Curiosity #3?  I hadn’t heard this Missing Persons tune in the longest.  Little did I know back then what this song would portend:  widespread obesity and a nation-wide (world-wide?) epidemic of metabolic syndrome.  Couldn’t find anything but more recent, bad quality, live clips.  We’ll just opt for audio, here:

Anyway, on with the day’s festivities.  Following a solid, sprint-intensive warm-up:

  • cns prime: sprint-starts, 20 meter/20 meter/40 meter/20 meter
  • clean grip low pull from floor: 135 x 5, 5; 225 x 5; 315 x 3, 3, 3
  • BTN split-jerk: 135 x 4, 4; 165 x 4; 185 x 2, 2, 1
  • cns prime: regular grip muscle-up x 3
  • weighted, regular grip pull ups: 45 x 5, 5; 70 x 3: 80 x 3, 3, 2

So, 6 total rounds of that, auto-regulated.  Trended weight upward to hit the 3-5 rep range in the latter sets.  Went a tad too heavy in the split jerks.  Alternate lead foot in the jerks, i.e., at 135 went 2 left lead, 2 right lead, for a total of 4.  185 single was w/left lead.  Note the difference between a strength-speed emphasis push-press and a speed-strength emphasis jerk.  Ripped the low pulls off the floor, no slow grind.  Same method with the pull-ups.  Then:

Jump squats for max height (from an approx. 110 degree knee angle) x 7 at 135 lbs x 2  sets.

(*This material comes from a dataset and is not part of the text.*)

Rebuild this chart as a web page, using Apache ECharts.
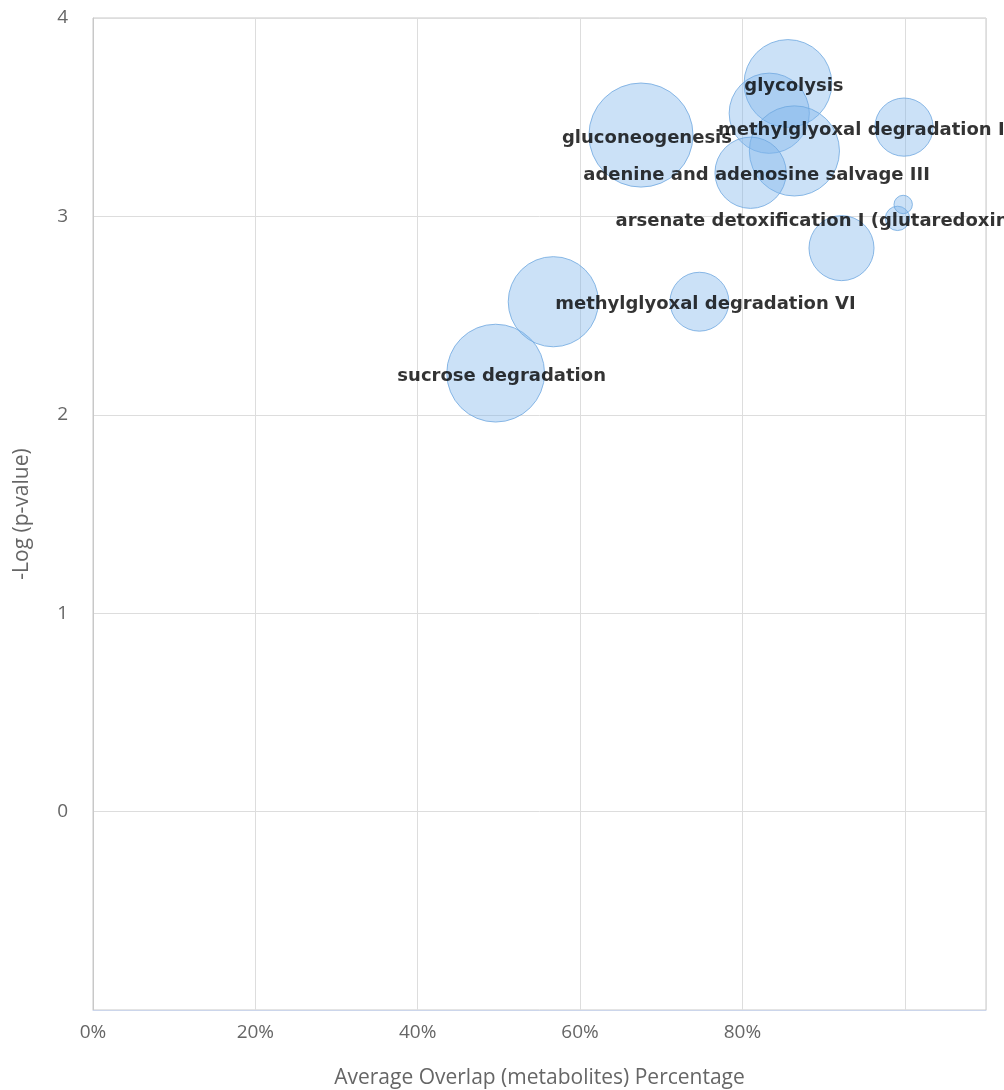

For nostalgia’s sake, I weighed myself following the workout; something I rarely do anymore, as I feel it doesn’t account for much of anything at all.  Anyway, 209 lbs at 6′ tall.  Back in the “Walkin’ in LA” days, I was 215-ish.  I’d say I’m a hell of a lot more lean now, and probably more muscular.  My neck is a good bit smaller these days – I’ve found that nothing builds a neck like consistently using the head as a lethal weapon.

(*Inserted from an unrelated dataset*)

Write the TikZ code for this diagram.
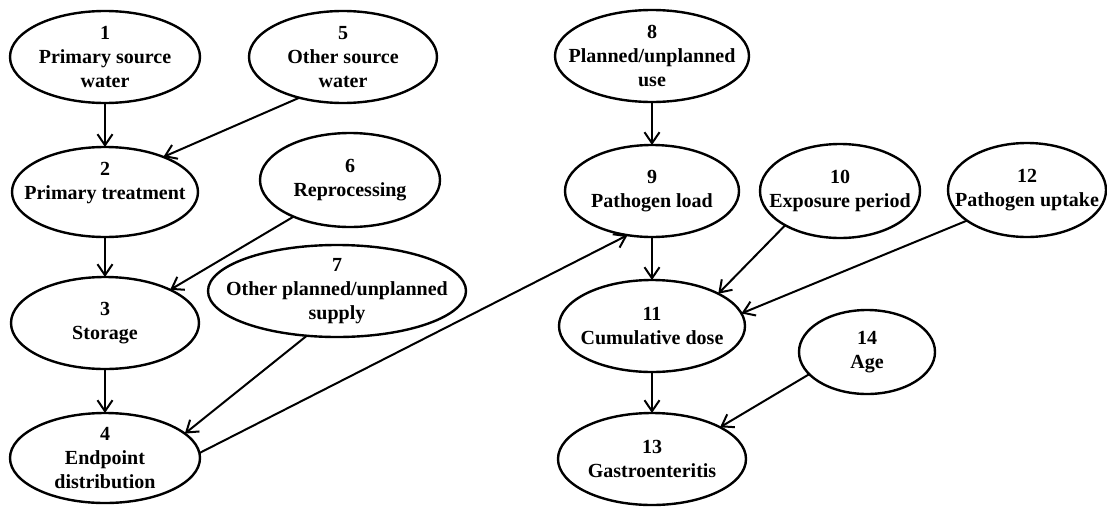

And with that, I’m off to watch the 2nd half of the Texas – Nebraska game.  Sleeping in tomorrow; my only chance for another very long stretch.

11/20/09, Speed-Endurance Emphasis

6PM, after work.  Last meal, lunch @ 11:30AM.  “Felt” primed for low pulls vs. originally planned deadlifts.  Turned the w/o into a speed-endurance workout.

Worked Russian lunges into the warm-up.  Felt springy and fast, ==> opted for low pulls vs. straight DLs.

  • 150 meter sprint/stride combo (continuous motion ==>25 meter sprint start/25 meter stride/50 meter sprint/50 meter stride)
  • Low pull from the floor, clean grip (pinky on smooth band).  All explosive, all reps = bar at least above navel @ full triple extension:  135 x 5; 185 x 5; 225 x 3; 255 x 3, 275 x 3, 3, 3
  • Ballistic dips @ bw x 3 (hands well clean of bar on each), low catch.
  • weighted dips: bw x 5; 45 x 5; 70 x 4; 80 x 4; 90 x 3, 3, 3

7 total rounds.  Pulled the plug as soon as speed of execution diminished.  Auto reg.  Target rep range = 3, adjust weight as necessary.

11/12/09, Strength-Speed Emphasis

Last meal @ 6:30 PM (egg, spinach, cheese, bacon omelet).  7+ hours sleep.  Up at 6 AM, gym 10 – 11AM (fasted + coffee).  Odd work schedule today.

warm-up: 15 minutes sprint work-ups, bounds, ballistic stretching, burpees, push-ups, pull-ups.

Front Squats: Explode with heels out of the hole with enough speed to end on tip-toes in one fluid motion (full triple extension).  135 x 5, 5  185 x 3, 195 x 3, 205 x 2, 210 x 2, (2, 1, 2, 2).  Last set in rest-pause fashion.

Reverse grip Pull-ups: 45 x 5, 75 x 3, 80 x 3, 85 x 3, 3, 2, 2, 2 (fast as possible concentric, 4 count eccentric)

Clean-Grip low pull from high hang: 135 x 5, 5, 225 x 5 (rest-pause), 245 x 5 (rest-pause).  Feet completely clear of the floor on each rep, land rear of toe-off point.

Front Squat superset with Rev grip pull-ups, then supperset pull-ups with low pulls (i.e., 2 separate, superset pairings with 1 common exercise).  Load selected so as to allow for max concentric speed for indicated rep range.  CNS prime prior to each set; drop squat “stuck landings” x 3 or Russian lunge for height  x 3, rev grip ballistic p/u x 3.